Pbro. Armando González Escoto
Dios es el origen de la palabra, porque la creación de todo cuanto existe fue su palabra. Luego la finalidad primaria de la palabra es comunicar vida, la vida que es armonía y proyecto creativo. La palabra es aquello que da voz y forma al pensamiento, de tal manera que a través de la palabra conocemos el pensamiento de quien la expresa. Siendo el cosmos infinito el libro que Dios sigue escribiendo, descubrimos por su caligrafía el pensamiento extraordinario de un Dios siempre impredecible, que en efecto hace nuevo todo aquello que toca.
Pero también desde los orígenes, la palabra creadora ha sido contrastada por la palabra que destruye, la palabra del mal que siempre ha sido un monólogo obsesivo, lo mismo si es sinuoso, turbulento o edulcorado. Esta palabra del mal exhibe el pensamiento de los seres atormentados, inicialmente de aquel que perdió la armonía, la bondad y la belleza de su primer origen.
A diferencia de la naturaleza que es el eco permanente de la palabra de Dios, la palabra de los hombres oscila todo el tiempo entre ser portadora del bien o del mal; de esta oscilación nadie se escapa. La responsabilidad en el uso de la palabra tiene justamente aquí su mayor reto.
Es verdad que la palabra revela el espíritu de quien la pronuncia o escribe, pero también refleja el medio ambiente en el que se mueve. Si se vive en y para los pobres, la palabra refleja las preocupaciones de los pobres, si se vive en y para los grandes empresarios, la palabra reflejará las inquietudes de los empresarios. Si se vive en y para la verdad, la palabra revelará las premisas permanentes de la voluntad de Dios por encima de cualquier contingencia.

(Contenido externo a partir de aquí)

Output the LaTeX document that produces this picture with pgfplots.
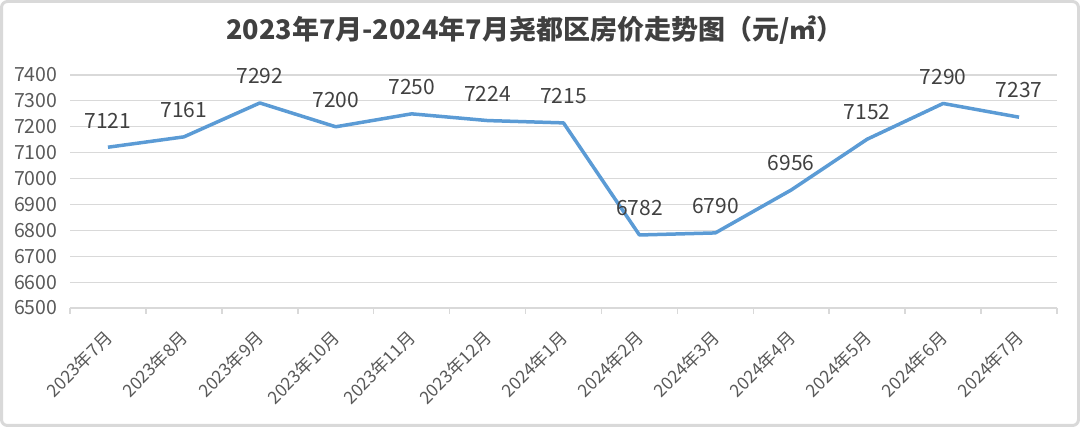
\documentclass[border=0pt]{standalone}
\usepackage{pgfplots}
\pgfplotsset{compat=1.18}
\usepackage{fontspec}
\setmainfont{Noto Sans CJK SC}
\definecolor{linec}{HTML}{5B9BD5}
\definecolor{gridc}{HTML}{D9D9D9}
\definecolor{tickc}{HTML}{595959}
\definecolor{labc}{HTML}{404040}
\begin{document}
\begin{tikzpicture}
\useasboundingbox (0pt,0pt) rectangle (1080pt,427pt);
\draw[gridc, line width=3pt, rounded corners=6pt] (1.5pt,1.5pt) rectangle (1078.5pt,425.5pt);
\node[font=\fontsize{27}{32}\selectfont\bfseries, text=labc] at (535pt,397pt) {2023年7月-2024年7月尧都区房价走势图（元/㎡）};
\begin{axis}[
  at={(70pt,119pt)}, anchor=south west,
  width=987pt, height=233pt, scale only axis,
  xmin=0, xmax=13, ymin=6500, ymax=7400,
  ytick={6500,6600,...,7400},
  xtick={0.5,1.5,...,12.5},
  xticklabels={2023年7月,2023年8月,2023年9月,2023年10月,2023年11月,2023年12月,2024年1月,2024年2月,2024年3月,2024年4月,2024年5月,2024年6月,2024年7月},
  minor xtick={0,1,...,13},
  major tick length=0pt, minor tick length=6pt,
  tick align=outside,
  axis x line*=bottom, axis y line*=left,
  y axis line style={draw=none},
  x axis line style={gridc, line width=1.5pt},
  every tick/.style={gridc, line width=1.5pt},
  minor tick style={gridc, line width=1.5pt},
  ymajorgrids, major grid style={gridc, line width=1.2pt},
  ticklabel style={text=tickc},
  /pgf/number format/assume math mode=true,
  /pgf/number format/1000 sep={},
  y tick label style={font=\fontsize{19.5}{22}\selectfont, xshift=-9pt},
  x tick label style={font=\fontsize{17.5}{20}\selectfont, xshift=-5pt, yshift=-16pt, rotate=45, anchor=north east},
  nodes near coords,
  every node near coord/.append style={font=\fontsize{21}{24}\selectfont, text=labc, anchor=south, yshift=14pt},
  clip=false,
]
\addplot[linec, line width=3.5pt, line join=round, mark=none] coordinates {
(0.5,7121) (1.5,7161) (2.5,7292) (3.5,7200) (4.5,7250) (5.5,7224) (6.5,7215)
(7.5,6782) (8.5,6790) (9.5,6956) (10.5,7152) (11.5,7290) (12.5,7237)
};
\end{axis}
\end{tikzpicture}
\end{document}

Que la palabra del mal sea un monólogo se entiende, porque el mal no sabe escuchar, cree saber ya todo, y cree deber hablar de todo sin escuchar otra voz que la propia y la de sus similares, la de los que le dicen siempre que sí a todo.
Por lo mismo el periodismo es una vocación difícil para aquellos que la quieren asumir con honestidad y buena voluntad, en cambio, para las mentes superficiales, para los espíritus turbulentos, o para quienes ponen en venta su pensamiento, se convierte en la oportunidad del propio lucimiento, del acceso a los cotos de poder o de la ganancia económica.
Desde luego que la palabra de Dios no es solamente dulzura y suave brisa, también es fuerza que incide, voz profética que denuncia y reclama, pero para que el hombre pueda ser también portavoz del profetismo divino se necesita mucho más que clamores y ademanes. En la lógica de la revelación cristiana, solamente quienes viven en la profunda paz de Dios pueden luego predicar con la energía del rayo, porque su palabra no nace del odio a persona alguna, de simpatías o antipatías, de posturas ideológicas, o intereses obscuros, sino de la permanente fidelidad a la palabra creadora.